First, Luther’s premise entails that a life of good works – be they motivated by obedience to authority (whether that of Mother Church or that of “Scripture alone”), decency of impulse (Blake wrote, “Jesus had no principles but was all virtue and acted entirely on impulse”), or fear of damnation – results in eternal torture if the doer of those myriad good deeds should fail to achieve the cognitive state of full conviction that the Christian doctrine is actually and literally true. Conversely, if Luther is to be taken at his word, a serial murderer like Macbeth (or an unrepentant, merely regretful Satanist like Doctor Faustus) could be saved by merely believing that God is real, without ever loving (or even submitting to) Him. A madman, for that matter, could slaughter hundreds of innocent people in the full but false conviction that Jesus Christ (the God this same madman happens to worship with passion and gratitude) had commanded him to do so (unfortunately, not a rare occurrence). So long as that madman also believed whatever core elements of Christian doctrine Luther regarded as decisive for salvation, he would enter into Heaven at his death.

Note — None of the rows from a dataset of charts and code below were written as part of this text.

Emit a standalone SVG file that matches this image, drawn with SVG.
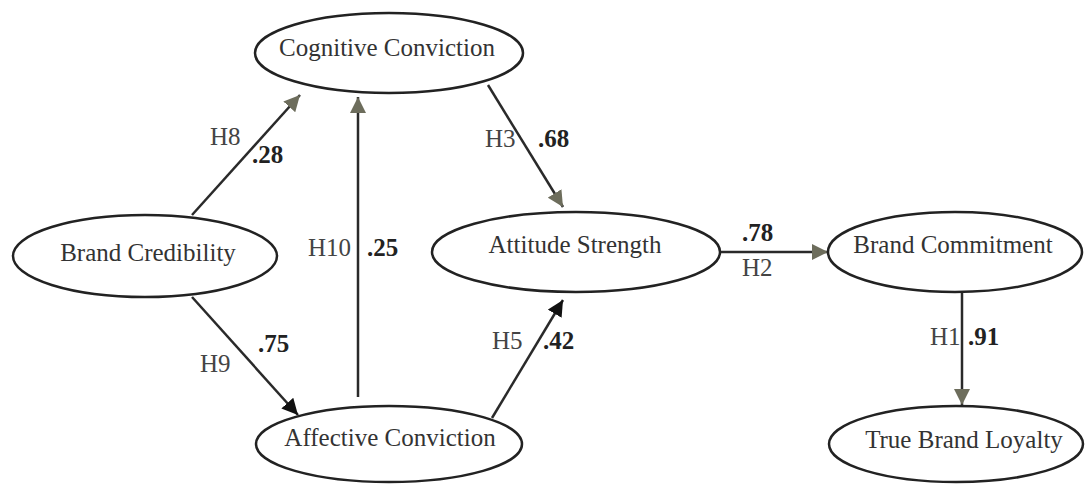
<svg xmlns="http://www.w3.org/2000/svg" width="1085" height="484" viewBox="0 0 1085 484">
<style>
.node ellipse{fill:#fff;stroke:#222;stroke-width:2.5}
.node text{font-family:"Liberation Serif","Times New Roman",serif;font-size:25px;fill:#333;text-anchor:middle}
.lbl{font-family:"Liberation Serif","Times New Roman",serif;font-size:25px;fill:#444}
.num{font-family:"Liberation Serif","Times New Roman",serif;font-size:25px;font-weight:bold;fill:#222}
.edge{stroke:#2a2a2a;stroke-width:2.5;fill:none}
.g{marker-end:url(#ag)}
.k{marker-end:url(#ak)}
</style>
<defs>
<marker id="ag" markerUnits="userSpaceOnUse" markerWidth="17" markerHeight="16" refX="16" refY="8" orient="auto">
<path d="M0,0 L16,8 L0,16 z" fill="#6d6d5c"/>
</marker>
<marker id="ak" markerUnits="userSpaceOnUse" markerWidth="17" markerHeight="16" refX="16" refY="8" orient="auto">
<path d="M0,0 L16,8 L0,16 z" fill="#111"/>
</marker>
</defs>
<rect width="1085" height="484" fill="#fff"/>
<g id="connectors">
<line class="edge g" x1="192" y1="215" x2="300" y2="95"/>
<line class="edge g" x1="358" y1="397" x2="358" y2="97"/>
<line class="edge g" x1="488" y1="85" x2="563" y2="207"/>
<line class="edge k" x1="192" y1="297" x2="298" y2="415"/>
<line class="edge k" x1="492" y1="418" x2="563" y2="300"/>
<line class="edge g" x1="720" y1="252" x2="828" y2="252"/>
<line class="edge g" x1="962" y1="292" x2="962" y2="405"/>
<text class="lbl" x="210" y="145">H8</text>
<text class="num" x="252" y="163">.28</text>
<text class="lbl" x="308" y="256">H10</text>
<text class="num" x="367" y="256">.25</text>
<text class="lbl" x="485" y="147">H3</text>
<text class="num" x="538" y="147">.68</text>
<text class="num" x="742" y="241">.78</text>
<text class="lbl" x="742" y="276">H2</text>
<text class="lbl" x="200" y="372">H9</text>
<text class="num" x="258" y="352">.75</text>
<text class="lbl" x="492" y="349">H5</text>
<text class="num" x="543" y="349">.42</text>
<text class="lbl" x="930" y="345">H1</text>
<text class="num" x="968" y="345">.91</text>
</g>
<g id="cognitive" class="node">
<ellipse cx="389" cy="53" rx="134" ry="40"/>
<text x="387" y="56">Cognitive Conviction</text>
</g>
<g id="credibility" class="node">
<ellipse cx="145" cy="256" rx="132" ry="41"/>
<text x="148" y="261">Brand Credibility</text>
</g>
<g id="attitude" class="node">
<ellipse cx="576" cy="252" rx="144" ry="40"/>
<text x="575" y="253">Attitude Strength</text>
</g>
<g id="commitment" class="node">
<ellipse cx="955" cy="252" rx="127" ry="40"/>
<text x="953" y="253">Brand Commitment</text>
</g>
<g id="affective" class="node">
<ellipse cx="389" cy="444" rx="133" ry="38"/>
<text x="390" y="446">Affective Conviction</text>
</g>
<g id="loyalty" class="node">
<ellipse cx="956" cy="444" rx="127" ry="38"/>
<text x="964" y="448">True Brand Loyalty</text>
</g>
</svg>
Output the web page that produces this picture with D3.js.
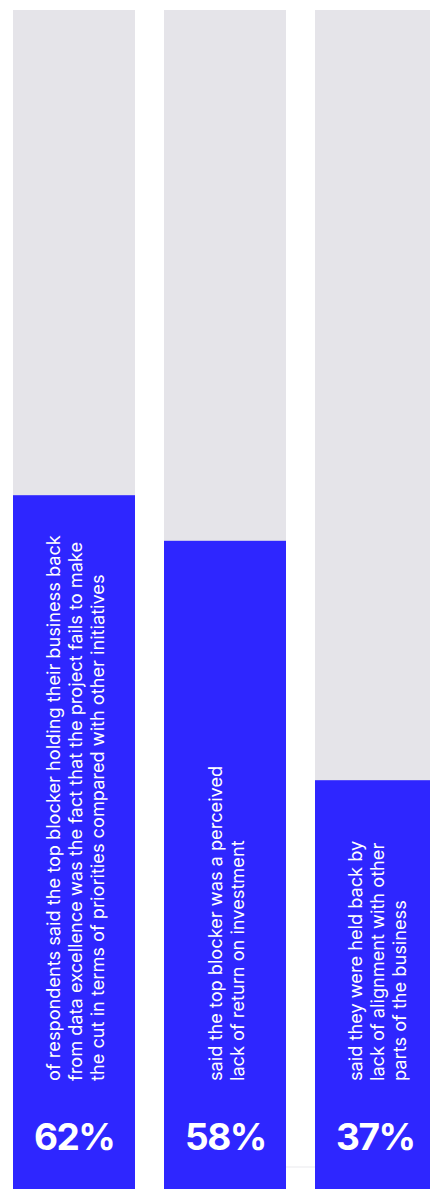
<!DOCTYPE html>
<html>
<head>
<meta charset="utf-8">
<script src="https://cdn.jsdelivr.net/npm/d3@7/dist/d3.min.js"></script>
<style>
  html, body { margin: 0; padding: 0; background: #ffffff; overflow: hidden; }
  svg { display: block; }
  .note { font-family: Inter, "Noto Sans", sans-serif; font-size: 18.2px; fill: #ffffff; }
  .pct { font-family: Inter, "Noto Sans", sans-serif; font-size: 37px; font-weight: 700; letter-spacing: -1.5px; fill: #ffffff; }
</style>
</head>
<body>
<svg id="chart"></svg>
<script>
// Survey blockers: share of respondents per answer
const categories = ["priorities", "roi", "alignment"];
const values = [62, 58, 37];
const valueLabels = ["62%", "58%", "37%"];
const captions = [
  ["of respondents said the top blocker holding their business back",
   "from data excellence was the fact that the project fails to make",
   "the cut in terms of priorities compared with other initiatives"],
  ["said the top blocker was a perceived",
   "lack of return on investment"],
  ["said they were held back by",
   "lack of alignment with other",
   "parts of the business"]
];

const width = 430, height = 1189;
const trackTop = 10, baseY = 1202;
const blue = "#2e26ff", track = "#e5e4e9";

const svg = d3.select("#chart").attr("width", width).attr("height", height);

const x = d3.scaleBand()
  .domain(categories)
  .range([13, 437])
  .paddingInner(29 / 151)
  .paddingOuter(0);

const y = d3.scaleLinear().domain([0, 100]).range([baseY, 62]);

const data = categories.map((c, i) => ({ c, v: values[i], label: valueLabels[i], lines: captions[i] }));

// faint rule running under the last column
svg.append("rect")
  .attr("x", x(categories[1]) + x.bandwidth())
  .attr("y", 1166)
  .attr("width", x(categories[2]) - x(categories[1]) - x.bandwidth())
  .attr("height", 2)
  .attr("fill", "#f4f4f6");

const g = svg.selectAll("g.col").data(data).join("g").attr("class", "col");

// grey track
g.append("rect")
  .attr("x", d => x(d.c))
  .attr("y", trackTop)
  .attr("width", x.bandwidth())
  .attr("height", baseY - trackTop)
  .attr("fill", track);

// value bar
g.append("rect")
  .attr("x", d => x(d.c))
  .attr("y", d => y(d.v))
  .attr("width", x.bandwidth())
  .attr("height", d => baseY - y(d.v))
  .attr("fill", blue);

// rotated caption, block centred across the column
const lineH = 22;
const textStartY = 1081;
g.each(function(d) {
  const n = d.lines.length;
  const centre = x(d.c) + 68.5;
  const firstBase = centre - (n - 1) * lineH / 2;
  const t = d3.select(this).append("text")
    .attr("class", "note")
    .attr("transform", `translate(0,${textStartY}) rotate(-90)`);
  d.lines.forEach((line, k) => {
    t.append("tspan")
      .attr("x", 0)
      .attr("y", firstBase + k * lineH)
      .text(line);
  });
});

// percentage label
g.append("text")
  .attr("class", "pct")
  .attr("x", d => x(d.c) + 21)
  .attr("y", 1150)
  .text(d => d.label);
</script>
</body>
</html>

Without impugning the judgment of such a God, nor even doubting the sublime-yet-creepy genius of Martin Luther, surely an observer can be excused for regarding such a doctrine as rather strange.
To be fair, Luther goes on to disambiguate his thesis until “faith” comes to include not only belief, but also several other inward relations to God, among them submission, love, gratitude, and so on. But if such an expanded definition of “faith” had in fact solved the problem, then John Calvin could not have redirected the course of the Reformation with his own radical and costly solution to precisely this Lutheran problem. And this leads us to the second of our two difficulties.
Sharing Luther’s notion that good conduct alone is not enough to win salvation, Calvin went on to notice the fact that no mere mortal can simply decide to be fully convinced that a given proposition is true, any more than he or she can decide to love Someone whom he merely fears (for example, Big Brother in George Orwell’s novel 1984), no matter how he might yearn (on whatever grounds) for such conviction. So Calvin declared that the human will is entirely useless in the matter of Heaven and Hell: for him, neither bodily action nor spiritual passion nor mental conviction can affect the postmortem fate of the soul in any way whatsoever. The saved and the damned are so because of God’s will, which predestined those outcomes before history began, for divine reasons that Calvin regarded as totally (and rightly, and permanently) mysterious. The best a person can do in such a predicament is to try and avoid despair, not because success in doing so might earn salvation through faith – it can’t – but merely to cope with the fear of damnation, the anxiety of never knowing one’s eternal fate, let alone knowing any grounds for it, and the terror of such a God’s absolute and apparently arbitrary power. Max Weber’s great work
The Protestant Ethic and the Spirit of Capitalism remains an incisive critique of the eventual results of this Calvinist turn.
Return to Luther’s doctrine for a moment, reading from another passage occurring somewhat earlier in the same essay,
On Christian Liberty (a marvel of Protestant argumentation which he wrote in Latin for the benefit of His Holiness Pope Leo X, and then translated into German for popular study). Note that throughout his works, when Luther uses the term that translates to English “justification,” he is referring to Salvation, that is, admission into Heaven and freedom from Hell.
…since faith alone justifies, it is clear that the inner man cannot be justified, freed, or saved by any outer work or action at all, and that these works, whatever their character, have nothing to do with this inner man. On the other hand, only ungodliness and unbelief of heart, and no outer work, make him guilty and a damnable servant of sin. (56)
One can indeed acquire conviction through various means – by osmosis, having grown up amid a community whose commonly held web of interlocking assumptions is itself the unexamined content of one’s consciousness; or through an individual intuition; or through the workings of the intellect, assessing the relative merits and limitations of competing claims to truth; or by the grace of God –
it is simply not within the power of the human mind to choose those propositions of which it is convinced. No matter your prudence, passion, or piety, you cannot obey a command to believe any proposition to which your intellect does not actually assent – you might yearn to believe, but that is not belief itself. Religious traditions which emphasize right action in the external world (where
other people live, often with unmet needs) – such as Judaism and Catholicism – are not captive to this particular dilemma, since they invite their adherents to walk the alternative road to God’s favor, that of right conduct itself. For Jews, there are mitzvot (commandments) to be fulfilled, some of which are done directly for God, others for one’s fellow human beings; similarly, for Catholics, there are sacraments to be done as well as righteous deeds to be performed. Although Islam, like the Protestant traditions, also requires certain ritual observances and robustly fosters right action, devotees of texts like Calvin’s
Institutes, the
Sermons of Jonathan Edwards and other Puritan clergy, and indeed the
Holy Koran are often utterly terrified by the vehement threats of Hellfire they find there, especially because any intellectual doubt they experience entails shame before God, anger against oneself, and horror of the eventual eternal consequences. To be sure, religious thinkers of these traditions can and do provide strong solutions to the dilemmas I have articulated; what I am claiming is simply that this is the problem before them, not that they can or cannot resolve it.